The phases and levels of  Gardens of Intelligence™

The Gardens of Intelligence framework encompasses six distinct phases, and six corresponding levels, as depicted in the illustrations above. Each development phase is to a great extent defined by its balance between the ITP components and each level and, similarly, correspondingly defined by the resources and capabilities maturity status.

When making an initial maturity assessment of an MCI operation it is highly likely that the result will show that the I, T and P outcomes respectively correspond to different levels. For example, Technology might still be on the “Seeds” level, while Information and People are on the Sprouts level. This tends to result in a dissonance and a frustration among People, as the Information cannot be used and leveraged sufficiently, due to the lagging Technology.

Assessments, like the above described, should be more commonplace. They are comparably quick to undertake, do not require lots of personal resources and can save a significant number of misdirected development hours, as well as money, when evolving operations such as MCI.

Where to start?

As stated above, to make a useful assessment of the current situation, we must know where we are heading. For the purpose of MCI development, the Intelligence Web can serve the purpose of “framing the future” as all components of the web must be in tune to make an MCI operation successful.

Different organizations approach maturity assessments differently and there are no 100 % right or wrong approaches, as long as the result is adequate and useful. Using the Gardens of Intelligence framework, you can start to assess how well each of the current I, T and P resources and capabilities supports each of the components of the Intelligence Web by simply applying a scaled (1-10) assessment on each relation. While doing so, it is paramount to stay critical. One can far too easily overestimate the level of one’s own excellence.

Examining the result

• What particular resource or capability, or both, are present and thus made the assessment positive?
• What particular resource or capability, or both, are lacking and thus made the assessment negative?

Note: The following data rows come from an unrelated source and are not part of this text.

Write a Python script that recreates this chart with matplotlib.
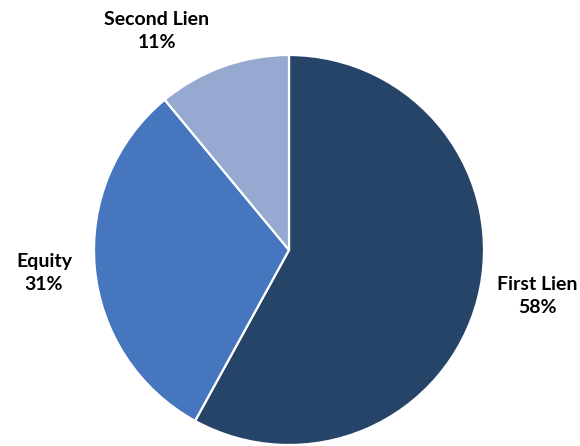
import matplotlib
matplotlib.use('Agg')
import matplotlib.pyplot as plt

# Daten
categories = ["First Lien", "Equity", "Second Lien"]
shares = [58, 31, 11]
colors = ["#264468", "#4677BE", "#95A9D1"]

fig = plt.figure(figsize=(5.8, 4.46), dpi=100)
ax = fig.add_axes([0, 0, 1, 1])

wedges, _ = ax.pie(shares, colors=colors, startangle=90, counterclock=False,
                   center=(289, 196), radius=195,
                   wedgeprops=dict(edgecolor='white', linewidth=1.6))
ax.set_xlim(0, 580)
ax.set_ylim(0, 446)
ax.set_aspect('equal')
ax.axis('off')

# Beschriftungen (Position in Pixeln)
label_pos = [(537, 150), (44, 173), (157, 415)]
for name, val, (x, y) in zip(categories, shares, label_pos):
    ax.text(x, y, f"{name}\n{val}%", ha='center', va='center',
            fontsize=14, fontweight='bold', family='Lato',
            color='black', linespacing=1.4)

fig.savefig('out.png', dpi=100)
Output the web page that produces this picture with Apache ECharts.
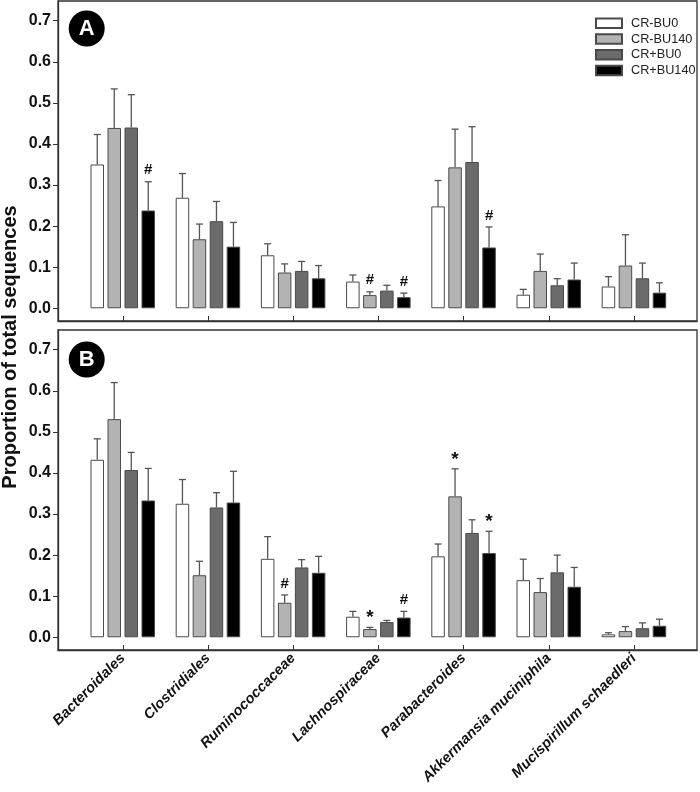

With those questions answered, it should be possible to match your results with the definitions of the Gardens of Intelligence levels. Thus, you will get a fairly concrete picture of where further development efforts and budgets would render the highest return on investment.

Needless to say, if following the Gardens of Intelligence framework, the development efforts should be directed towards the ITP component that eventually scored lowest in terms of level correspondence. If, for instance, the outcome would equal the example mentioned above, all efforts should focus on getting Technology on par with the People and Information before any other developments are contemplated.

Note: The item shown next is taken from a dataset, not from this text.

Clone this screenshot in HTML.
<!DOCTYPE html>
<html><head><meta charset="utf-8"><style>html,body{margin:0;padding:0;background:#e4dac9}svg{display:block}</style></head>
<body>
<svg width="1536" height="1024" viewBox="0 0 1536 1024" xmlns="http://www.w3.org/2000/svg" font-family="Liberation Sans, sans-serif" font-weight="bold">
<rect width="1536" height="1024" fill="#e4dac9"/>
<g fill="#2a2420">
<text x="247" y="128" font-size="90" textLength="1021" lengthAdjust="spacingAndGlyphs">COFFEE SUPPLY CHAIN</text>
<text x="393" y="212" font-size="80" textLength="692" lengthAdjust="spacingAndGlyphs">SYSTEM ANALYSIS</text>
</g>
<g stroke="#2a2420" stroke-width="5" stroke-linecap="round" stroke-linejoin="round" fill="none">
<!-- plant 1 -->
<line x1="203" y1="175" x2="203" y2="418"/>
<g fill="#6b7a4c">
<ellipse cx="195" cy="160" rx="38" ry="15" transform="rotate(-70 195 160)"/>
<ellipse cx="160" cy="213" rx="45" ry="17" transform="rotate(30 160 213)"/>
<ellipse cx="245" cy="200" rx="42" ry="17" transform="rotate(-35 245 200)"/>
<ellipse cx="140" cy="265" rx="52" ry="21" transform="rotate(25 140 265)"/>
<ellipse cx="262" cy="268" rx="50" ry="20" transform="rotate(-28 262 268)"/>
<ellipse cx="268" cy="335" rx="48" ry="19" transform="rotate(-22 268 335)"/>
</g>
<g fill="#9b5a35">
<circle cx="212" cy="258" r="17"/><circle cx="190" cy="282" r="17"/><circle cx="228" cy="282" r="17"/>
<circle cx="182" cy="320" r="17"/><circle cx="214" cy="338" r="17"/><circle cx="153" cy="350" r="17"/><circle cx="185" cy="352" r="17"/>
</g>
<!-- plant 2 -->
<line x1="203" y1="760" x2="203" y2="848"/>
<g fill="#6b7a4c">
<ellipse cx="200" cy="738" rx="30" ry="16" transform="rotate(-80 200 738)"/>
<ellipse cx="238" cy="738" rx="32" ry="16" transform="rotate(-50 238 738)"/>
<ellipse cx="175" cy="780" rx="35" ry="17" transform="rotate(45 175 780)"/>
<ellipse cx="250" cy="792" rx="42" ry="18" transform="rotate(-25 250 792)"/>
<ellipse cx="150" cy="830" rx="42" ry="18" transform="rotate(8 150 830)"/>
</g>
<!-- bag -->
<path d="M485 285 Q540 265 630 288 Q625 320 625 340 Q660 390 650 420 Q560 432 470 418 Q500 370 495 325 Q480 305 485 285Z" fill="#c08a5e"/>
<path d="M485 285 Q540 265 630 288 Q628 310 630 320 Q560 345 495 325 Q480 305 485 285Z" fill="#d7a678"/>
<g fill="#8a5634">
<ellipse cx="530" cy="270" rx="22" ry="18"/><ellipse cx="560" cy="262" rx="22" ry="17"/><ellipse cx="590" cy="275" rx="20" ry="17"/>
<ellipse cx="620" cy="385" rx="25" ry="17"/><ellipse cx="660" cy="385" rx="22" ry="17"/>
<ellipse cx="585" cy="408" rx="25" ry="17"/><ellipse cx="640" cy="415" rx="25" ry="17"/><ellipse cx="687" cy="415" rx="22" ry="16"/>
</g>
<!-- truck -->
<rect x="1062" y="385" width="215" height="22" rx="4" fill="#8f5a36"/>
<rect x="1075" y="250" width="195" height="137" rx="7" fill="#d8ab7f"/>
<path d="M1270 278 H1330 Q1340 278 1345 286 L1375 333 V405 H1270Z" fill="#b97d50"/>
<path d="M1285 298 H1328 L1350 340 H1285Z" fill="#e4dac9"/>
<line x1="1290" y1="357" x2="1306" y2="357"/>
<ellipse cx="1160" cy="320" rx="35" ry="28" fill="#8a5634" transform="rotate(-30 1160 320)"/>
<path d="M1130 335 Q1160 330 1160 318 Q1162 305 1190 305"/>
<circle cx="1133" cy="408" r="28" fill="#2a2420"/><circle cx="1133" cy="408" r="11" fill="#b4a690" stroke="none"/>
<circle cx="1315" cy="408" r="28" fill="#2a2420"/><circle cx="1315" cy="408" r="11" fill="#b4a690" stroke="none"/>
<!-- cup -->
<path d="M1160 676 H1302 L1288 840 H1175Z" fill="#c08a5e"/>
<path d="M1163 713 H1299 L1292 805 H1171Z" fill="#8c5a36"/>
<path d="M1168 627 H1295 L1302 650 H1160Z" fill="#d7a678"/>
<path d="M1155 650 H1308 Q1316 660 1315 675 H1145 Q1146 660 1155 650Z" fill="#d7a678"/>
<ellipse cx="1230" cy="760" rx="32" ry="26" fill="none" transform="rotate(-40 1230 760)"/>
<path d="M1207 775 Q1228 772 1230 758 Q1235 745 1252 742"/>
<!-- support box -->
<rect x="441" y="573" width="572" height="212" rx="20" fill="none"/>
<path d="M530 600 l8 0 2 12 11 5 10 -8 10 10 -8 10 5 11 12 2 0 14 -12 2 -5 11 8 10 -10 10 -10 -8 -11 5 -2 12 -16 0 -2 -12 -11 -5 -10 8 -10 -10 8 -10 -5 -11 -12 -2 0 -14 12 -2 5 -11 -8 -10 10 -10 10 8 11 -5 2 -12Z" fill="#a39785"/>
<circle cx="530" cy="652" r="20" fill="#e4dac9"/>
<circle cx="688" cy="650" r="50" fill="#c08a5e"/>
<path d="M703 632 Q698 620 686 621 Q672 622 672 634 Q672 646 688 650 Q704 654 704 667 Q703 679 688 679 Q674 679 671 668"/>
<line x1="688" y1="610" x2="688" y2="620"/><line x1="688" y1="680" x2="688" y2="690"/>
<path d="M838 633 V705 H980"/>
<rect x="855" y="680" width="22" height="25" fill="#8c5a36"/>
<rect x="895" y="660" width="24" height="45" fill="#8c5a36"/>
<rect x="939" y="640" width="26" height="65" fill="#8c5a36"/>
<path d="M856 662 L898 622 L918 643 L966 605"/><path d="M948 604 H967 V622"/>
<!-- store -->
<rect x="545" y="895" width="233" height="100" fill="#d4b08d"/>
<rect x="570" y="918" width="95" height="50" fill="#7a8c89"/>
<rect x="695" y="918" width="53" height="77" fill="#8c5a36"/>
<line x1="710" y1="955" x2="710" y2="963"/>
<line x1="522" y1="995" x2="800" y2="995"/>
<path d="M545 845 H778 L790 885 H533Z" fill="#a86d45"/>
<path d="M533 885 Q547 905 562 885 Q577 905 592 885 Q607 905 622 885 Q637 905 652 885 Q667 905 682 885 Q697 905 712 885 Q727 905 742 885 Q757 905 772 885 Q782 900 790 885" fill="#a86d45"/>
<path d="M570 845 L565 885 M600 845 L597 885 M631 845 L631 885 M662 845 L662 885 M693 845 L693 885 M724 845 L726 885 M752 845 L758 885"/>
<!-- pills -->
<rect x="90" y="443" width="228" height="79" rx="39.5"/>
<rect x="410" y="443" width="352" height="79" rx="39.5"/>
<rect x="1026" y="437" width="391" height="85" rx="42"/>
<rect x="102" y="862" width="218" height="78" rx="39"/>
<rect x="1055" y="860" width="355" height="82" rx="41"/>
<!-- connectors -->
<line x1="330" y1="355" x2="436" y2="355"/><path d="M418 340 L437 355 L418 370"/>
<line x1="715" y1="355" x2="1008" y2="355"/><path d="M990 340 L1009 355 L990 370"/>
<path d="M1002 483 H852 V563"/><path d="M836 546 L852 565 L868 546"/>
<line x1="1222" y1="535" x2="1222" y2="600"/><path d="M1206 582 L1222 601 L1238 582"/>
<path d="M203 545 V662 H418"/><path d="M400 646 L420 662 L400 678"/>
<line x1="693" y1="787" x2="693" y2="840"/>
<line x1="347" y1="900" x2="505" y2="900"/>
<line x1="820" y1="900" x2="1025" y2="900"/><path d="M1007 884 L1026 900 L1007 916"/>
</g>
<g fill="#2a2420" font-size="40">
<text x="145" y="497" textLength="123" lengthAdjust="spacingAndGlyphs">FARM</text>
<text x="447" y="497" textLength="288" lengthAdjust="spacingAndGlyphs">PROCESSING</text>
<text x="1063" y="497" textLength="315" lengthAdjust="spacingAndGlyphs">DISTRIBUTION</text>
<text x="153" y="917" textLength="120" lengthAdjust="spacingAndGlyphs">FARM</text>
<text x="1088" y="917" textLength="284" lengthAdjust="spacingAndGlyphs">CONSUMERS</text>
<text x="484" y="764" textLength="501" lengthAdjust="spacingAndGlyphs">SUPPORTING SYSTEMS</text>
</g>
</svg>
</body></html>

Also, it could be that an ITP component is found to be “above the others”, but still at “in between levels”. If so, it may(!), depending on the status of the other factors, be wise to downplay the status of the “intermediary” factor, only for that factor to be perceived as on par with the other two, until a plan has been agreed to develop all three to the next level.


To summarize, in order to evolve, it is a necessity to know where to start and you cannot start from any other place than where you currently are. In business terms, “where we are” is a function of currently available resources and capabilities. Without solid understanding of the current status of these two, any development efforts can become a very expensive and uncomfortable experience. Hence, whatever model/framework you prefer for assessing your starting point, do not start running until you have identified your starting blocks!